Fujitsu’s 4 Secrets to Successful Digital IT Projects

In the report, Fujitsu stated that the secret to successful digital transformation projects in the retail sector, they believe, is wrapped up in a balance of four elements – people, action, collaboration and technology.

A. People

This refers to the need for an industry with a workforce that has traditionally been face-to-face sales orientated to transform into one that recognises the benefits of incorporating digital activities into the sales, administration, stocktaking and other retail processes. This requires two fundamental changes, 1) more training so all staff have a greater understanding of the role of the digital sphere in the success of their business, and 2) ‘reverse mentoring’, where younger more digital-savvy members of staff share their technical knowledge with more mature, but less technical employees.

B. Action

It seems there has been a knock-on effect, linking  the significant number of failed digital IT projects in the real world to a fear of failure in the projected world. In the survey, 68% of respondents said that ‘fear of failure’ held many back from even attempting a transformational digital IT project.

C. Collaboration

This is seen as a key component to success on major digital IT projects. However, issues such as an unwillingness to share sensitive information or a lack of short-term wins between competing organisations on such projects, has affected organisations’ preparedness to share the spotlight.

D. Technology

There is no ignoring the onward march of technology in the retail sector and beyond. The one area that is often cited as representative of the future of technology is Artificial Intelligence (AI). There is no doubt that the advances which have already been made in this area show us that much must continue to change. AI is being incorporated into so many areas of business, but all too few organisations are ready for this with their thinking, their training and their planning.

Successful Digital IT Projects have a Consistent Process

Depending upon how you view it, some aspects of the Fujitsu survey can make for grim reading, or can help to identify key opportunities. Our experience in this market on hundreds of projects, many of which were transformational IT projects, means that we’ve identified what the most successful large retailers do to have a more consistent process to assure their IT projects deliver on their expectations.

As part of this process, they take account of the supplier’s ‘expert responsibilities’ by contracting for the supplier’s advice separately, to the solution being proposed. This approach has been reinforced by recent case law. The primary success foundations are:

1. Expert Responsibilities

‘Expert’ IT suppliers on transformational projects have an implied contractual responsibility to you, summed up in the title ‘expert responsibilities’. The goal of this area of law is to avoid miscommunication or ambiguity.

You have gone to your supplier, in most cases, because they have a greater understanding of the specific details of how other retailers are applying advances in technology to streamline and optimise their operations.

These ‘expert suppliers’ appreciate the impacts, opportunities and pitfalls of their technologies in relation to your needs and market. It is likely they have more insights because they have created numerous systems already from which to gain their ‘expert’ status.
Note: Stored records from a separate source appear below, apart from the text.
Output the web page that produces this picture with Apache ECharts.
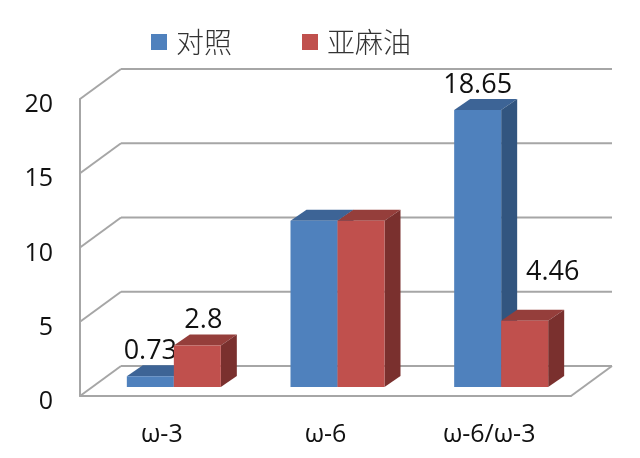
<!DOCTYPE html>
<html><head><meta charset="utf-8">
<script src="https://cdn.jsdelivr.net/npm/echarts@6/dist/echarts.min.js"></script>
<style>html,body{margin:0;padding:0;background:#fff}#c{width:640px;height:458px}</style>
</head><body><div id="c"></div>
<script>
const categories = ['ω-3', 'ω-6', 'ω-6/ω-3'];
const controlName = '对照';
const flaxName = '亚麻油';
const controlValues = [0.73, 11.2, 18.65];
const flaxValues = [2.8, 11.2, 4.46];
const yTicks = [0, 5, 10, 15, 20];
const labelledCategories = [0, 2];

const LATO = '"Open Sans","Noto Sans",sans-serif';
const WALL = {dx: 41, dy: -30};
const BAR = {w: 47, sx: 12, sy: -9, dx: 16, dy: -11};
const GRAY = '#a6a6a6';

function wallItem(params, api) {
  const cs = params.coordSys;
  const p = api.coord([0, api.value(1)]);
  const x0 = cs.x, x1 = cs.x + cs.width, y = p[1];
  const line = (a, b, c, d) => ({type: 'line', shape: {x1: a, y1: b, x2: c, y2: d},
    style: {stroke: GRAY, lineWidth: 2, fill: null}});
  const kids = [
    line(x0, y, x0 + WALL.dx, y + WALL.dy),
    line(x0 + WALL.dx, y + WALL.dy, x1 + WALL.dx, y + WALL.dy)
  ];
  if (api.value(1) === 0) kids.push(line(x1, y, x1 + WALL.dx, y + WALL.dy));
  return {type: 'group', children: kids};
}

function barRenderer(side, cols, labelFn) {
  return function (params, api) {
    const i = api.value(0), v = api.value(1);
    const top = api.coord([i, v]), base = api.coord([i, 0]);
    const xl = top[0] + BAR.sx + (side < 0 ? -BAR.w : 0);
    const xr = xl + BAR.w;
    const yt = top[1] + BAR.sy, yb = base[1] + BAR.sy;
    const poly = (pts, fill) => ({type: 'polygon', shape: {points: pts}, style: {fill}});
    const kids = [
      poly([[xl, yt], [xl + BAR.dx, yt + BAR.dy], [xr + BAR.dx, yt + BAR.dy], [xr, yt]], cols.top),
      poly([[xr, yt], [xr + BAR.dx, yt + BAR.dy], [xr + BAR.dx, yb + BAR.dy], [xr, yb]], cols.side),
      {type: 'rect', shape: {x: xl, y: yt, width: BAR.w, height: yb - yt}, style: {fill: cols.front}}
    ];
    if (labelledCategories.includes(i)) {
      const o = labelFn(i);
      kids.push({type: 'text', z2: 50, style: {
        text: String(v), x: (xl + xr) / 2 + o[0], y: yt + o[1],
        font: '27px ' + LATO, fill: '#111', align: 'center', verticalAlign: 'middle'}});
    }
    return {type: 'group', children: kids};
  };
}

const chart = echarts.init(document.getElementById('c'), null, {renderer: 'canvas'});
chart.setOption({
  animation: false,
  backgroundColor: '#fff',
  grid: {left: 80, top: 99, width: 491, height: 297, containLabel: false},
  legend: {
    left: 146, top: 23, itemWidth: 16, itemHeight: 16, itemGap: 70, icon: 'rect',
    data: [controlName, flaxName],
    textStyle: {fontFamily: '"Noto Sans CJK SC"', fontWeight: 300, fontSize: 28, color: '#333', padding: [0, 0, 0, 4]}
  },
  xAxis: {
    type: 'category', data: categories,
    axisTick: {show: false},
    axisLine: {show: true, lineStyle: {color: GRAY, width: 2}},
    axisLabel: {margin: 26, fontFamily: LATO, fontSize: 25, color: '#111'},
    splitLine: {show: false}
  },
  yAxis: {
    type: 'value', min: 0, max: 20, interval: 5,
    axisTick: {show: false},
    axisLine: {show: true, lineStyle: {color: GRAY, width: 2}},
    axisLabel: {margin: 27, fontFamily: LATO, fontSize: 25, color: '#111', verticalAlign: 'top', lineHeight: 12},
    splitLine: {show: false}
  },
  series: [
    {type: 'custom', name: 'walls', silent: true, z: 1, renderItem: wallItem,
     data: yTicks.map(t => [0, t]), encode: {x: 0, y: 1}},
    {type: 'custom', name: controlName, z: 2, itemStyle: {color: '#4f81bd'},
     renderItem: barRenderer(-1, {front: '#4f81bd', top: '#3d6496', side: '#32557f'}, () => [0, -25]),
     data: controlValues.map((v, i) => [i, v]), encode: {x: 0, y: 1}},
    {type: 'custom', name: flaxName, z: 3, itemStyle: {color: '#c0504d'},
     renderItem: barRenderer(1, {front: '#c0504d', top: '#953e3b', side: '#7a302e'},
       i => i === 2 ? [28, -48] : [6, -25]),
     data: flaxValues.map((v, i) => [i, v]), encode: {x: 0, y: 1}}
  ]
});
</script></body></html>
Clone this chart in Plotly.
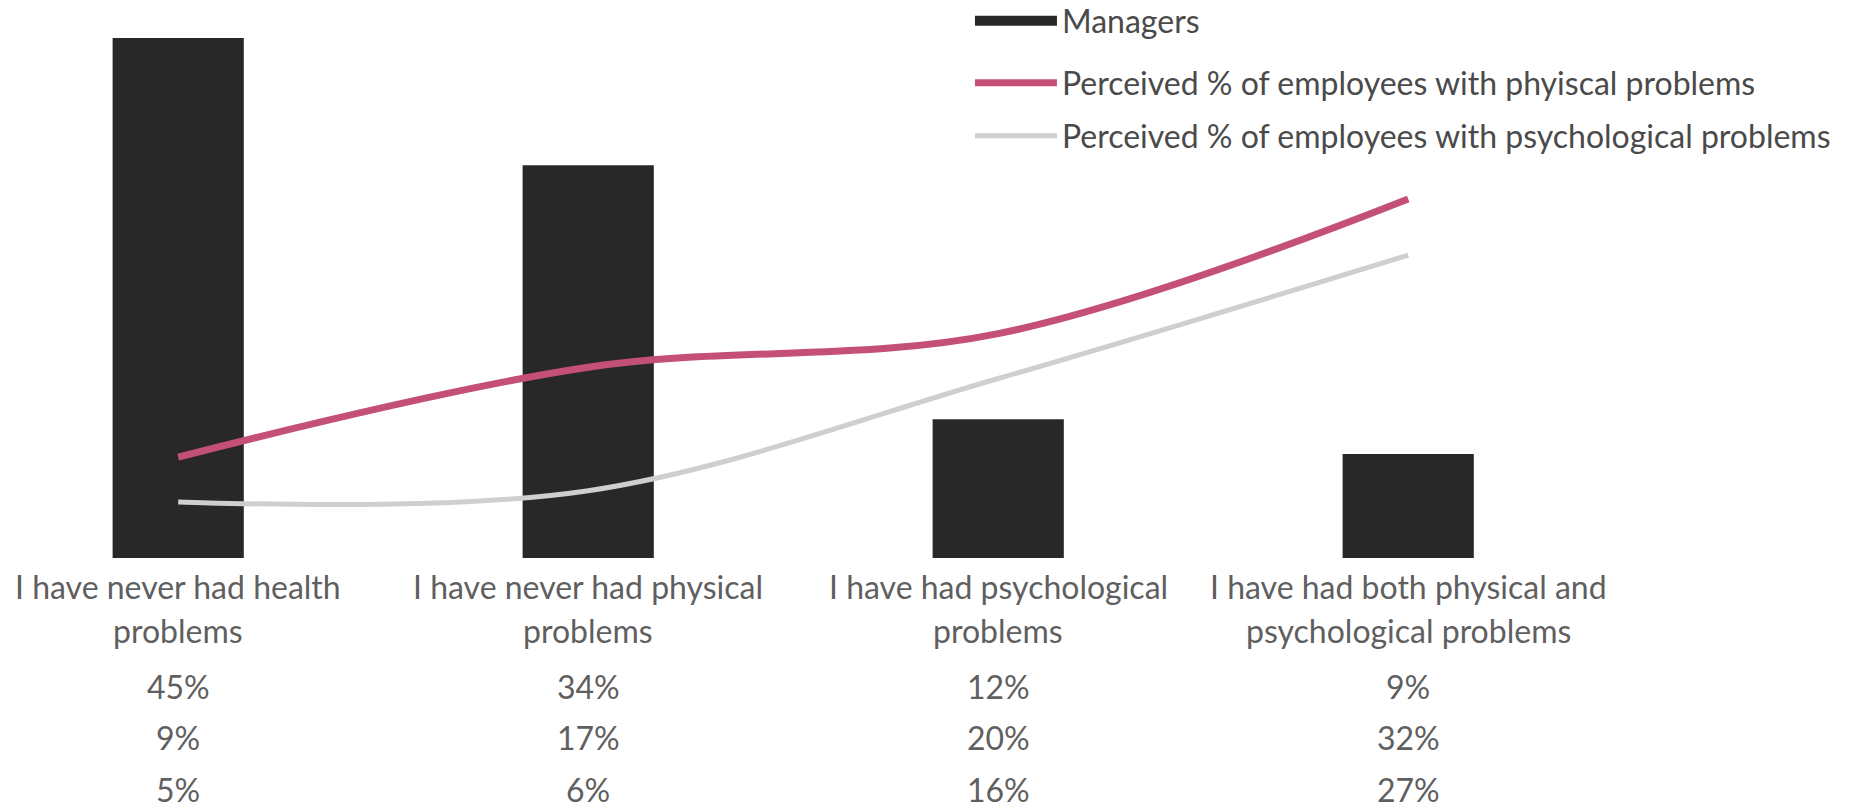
import plotly.graph_objects as go

# Survey categories (two display lines each)
categories = [
    "I have never had health problems",
    "I have never had physical problems",
    "I have had psychological problems",
    "I have had both physical and psychological problems",
]
category_lines = [
    ["I have never had health", "problems"],
    ["I have never had physical", "problems"],
    ["I have had psychological", "problems"],
    ["I have had both physical and", "psychological problems"],
]

managers = [45, 34, 12, 9]
perceived_physical = [9, 17, 20, 32]
perceived_psychological = [5, 6, 16, 27]

series_names = [
    "Managers",
    "Perceived % of employees with phyiscal problems",
    "Perceived % of employees with psychological problems",
]

BAR_COLOR = "#282828"
PINK = "#C4507A"
GREY = "#CFCFCF"
FONT = "Lato"
TEXT_GREY = "#5f5f5f"
FONT_SIZE = 32

fig = go.Figure()

fig.add_trace(go.Bar(
    x=categories, y=managers, name=series_names[0],
    marker=dict(color=BAR_COLOR, line=dict(width=0)),
    width=0.32, showlegend=False,
))
# wide dark swatch for the bar series legend entry
fig.add_trace(go.Scatter(
    x=[None], y=[None], mode="lines", name=series_names[0],
    line=dict(color=BAR_COLOR, width=16), legend="legend",
))
# perceived percentages sit on a secondary axis
fig.add_trace(go.Scatter(
    x=categories, y=perceived_physical, mode="lines", name=series_names[1],
    line=dict(color=PINK, width=7, shape="spline", smoothing=1.0),
    legend="legend2", yaxis="y2",
))
fig.add_trace(go.Scatter(
    x=categories, y=perceived_psychological, mode="lines", name=series_names[2],
    line=dict(color=GREY, width=5, shape="spline", smoothing=1.0),
    legend="legend3", yaxis="y2",
))

# data table underneath the axis
annotations = []
label_offsets = [28, 72]
row_offsets = [128, 179, 231]
rows = [managers, perceived_physical, perceived_psychological]
for i, cat in enumerate(categories):
    for line, off in zip(category_lines[i], label_offsets):
        annotations.append(dict(
            x=cat, xref="x", y=0, yref="paper", yshift=-off,
            text=line, showarrow=False, yanchor="middle", xanchor="center",
            font=dict(family=FONT, size=FONT_SIZE, color=TEXT_GREY),
        ))
    for row, off in zip(rows, row_offsets):
        annotations.append(dict(
            x=cat, xref="x", y=0, yref="paper", yshift=-off,
            text=f"{row[i]}%", showarrow=False, yanchor="middle", xanchor="center",
            font=dict(family=FONT, size=FONT_SIZE, color=TEXT_GREY),
        ))

legend_common = dict(
    xanchor="left", yanchor="middle", bgcolor="rgba(255,255,255,0)",
    borderwidth=0, itemwidth=82,
    font=dict(family=FONT, size=FONT_SIZE, color="#4a4a4a"),
)
lx = 0.5205
plot_h = 528
base = 558

fig.update_layout(
    width=1864, height=811,
    margin=dict(l=6, r=6, t=30, b=253, autoexpand=False),
    paper_bgcolor="white", plot_bgcolor="white",
    xaxis=dict(
        type="category", range=[-0.42, 4.097],
        showticklabels=False, showgrid=False, zeroline=False, showline=False, ticks="",
    ),
    yaxis=dict(range=[0, 45.7], visible=False, showgrid=False, zeroline=False),
    yaxis2=dict(range=[0, 47.06], visible=False, showgrid=False, zeroline=False,
                overlaying="y", side="right"),
    legend=dict(x=lx, y=(base - 21) / plot_h, **legend_common),
    legend2=dict(x=lx, y=(base - 83) / plot_h, **legend_common),
    legend3=dict(x=lx, y=(base - 136) / plot_h, **legend_common),
    annotations=annotations,
    font=dict(family=FONT),
)

fig.write_html("out.html")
Seeing as this is the primary reason why you are likely to have chosen them in the first place, it is only right that the law offers you a degree of ‘implied protection’, even if this is not expressly written into the contract terms you have with your supplier.

Recent case law states that a supplier with ‘expert’ status has a responsibility to its clients, not only to be honest in their dealings, but also to identify, with all reasonable clarity, what they can achieve, what they cannot achieve and what the implications of those things they cannot achieve will be on the outcomes you’ve stated you’re shooting for.

In essence, because they are the experts, they are responsible for pointing out weaknesses in your plans, questions you’ve not asked, more efficient routes to your goal and any expertise they may not have that you’ll need in order to achieve a successful conclusion to your project.

So, if your IT project went over budget, failed to achieve its stated goals or took a different path from the one agreed at the outset, it is likely that if the supplier did not give you appropriate warnings, you will have recourse in law for this.

The flip side is that clients can subtly imply an awareness of the responsibilities they know their suppliers have from the outset, even pre-contractually, which is likely to encourage even the most reluctant of suppliers to follow a more collaborative course.

2. A client’s responsibility for clarity

The supplier’s expert responsibility does have some limitations. If you have not provided the supplier with a clear enough view of the business outcomes you are aiming for, and the supplier warned you about this but you elected not to provide better clarity, then you are likely eroding both their legal responsibility and your recourse in law should things not go according to plan.

Undertaking appropriate pre-contractual due diligence is a vital and detailed stage in the process to assure the supplier provides you with the most appropriate advice. While it may be tempting to complete a ‘lite’ version of this process in order to get the project started far more quickly, we would strongly advocate that you don’t skip the details.

The development of a clear and concise business case for the project – identifying the quantifiable difference between your position before and after the project, so you have measures by which to assess the success or otherwise of the project, or even to know when your outcomes have been achieved – is vital. It helps your potential supplier to give you better advice from the outset to understand whether you are likely to achieve your goals.

In addition to the legal implications, the project may be affected by a lack of your internal stakeholder buy-in. If you have created a lite version of the business case for your project, then you may not have spent enough time obtaining buy-in from senior stakeholders and without this, and an appreciation for the critical nature of the project, it may well fail due to a lack of urgency and support.

3. Avoid the temptation to dictate

It’s a topic we have talked about in other articles on many an occasion, but for you to rely on your supplier’s expert responsibilities, you must leave them to be the experts. Your responsibility is to tell them ‘what’ you want as an outcome; their responsibilities are to determine ‘how’ to best achieve these goals.

If you dictate ‘how’ your supplier should approach your project, then as we outlined earlier, you are likely to be eroding your supplier’s implied legal ‘expert’ responsibilities to you. This will also make it more difficult for you to seek legal recourse should things go wrong, because it makes it easier for your supplier to claim that it was your interference that hindered them in their activities, or that it was the directions you insisted on that prevented them from hitting targets.

Conclusion

The hundreds of thousands of pounds wasted on each failed digital IT project cited in the Retail Times article indicate an issue that has been growing in recent years. It seems that in all too many cases, resource constraints with in-house technical expertise, legal, contractual knowledge and adequate governance, set many transformational digital IT projects on the wrong course from the outset. The Fujitsu survey suggests that the retail sector is behind on training, vision and commitment, and clearly that must be addressed or the challenges will simply get worse.

An appreciation for the legal ‘expert responsibilities’ of your supplier, though, would make an excellent first step to reversing the severe lack of confidence in the market currently, and to put the sector back on track with its IT projects so the UK can keep up with its international competitors.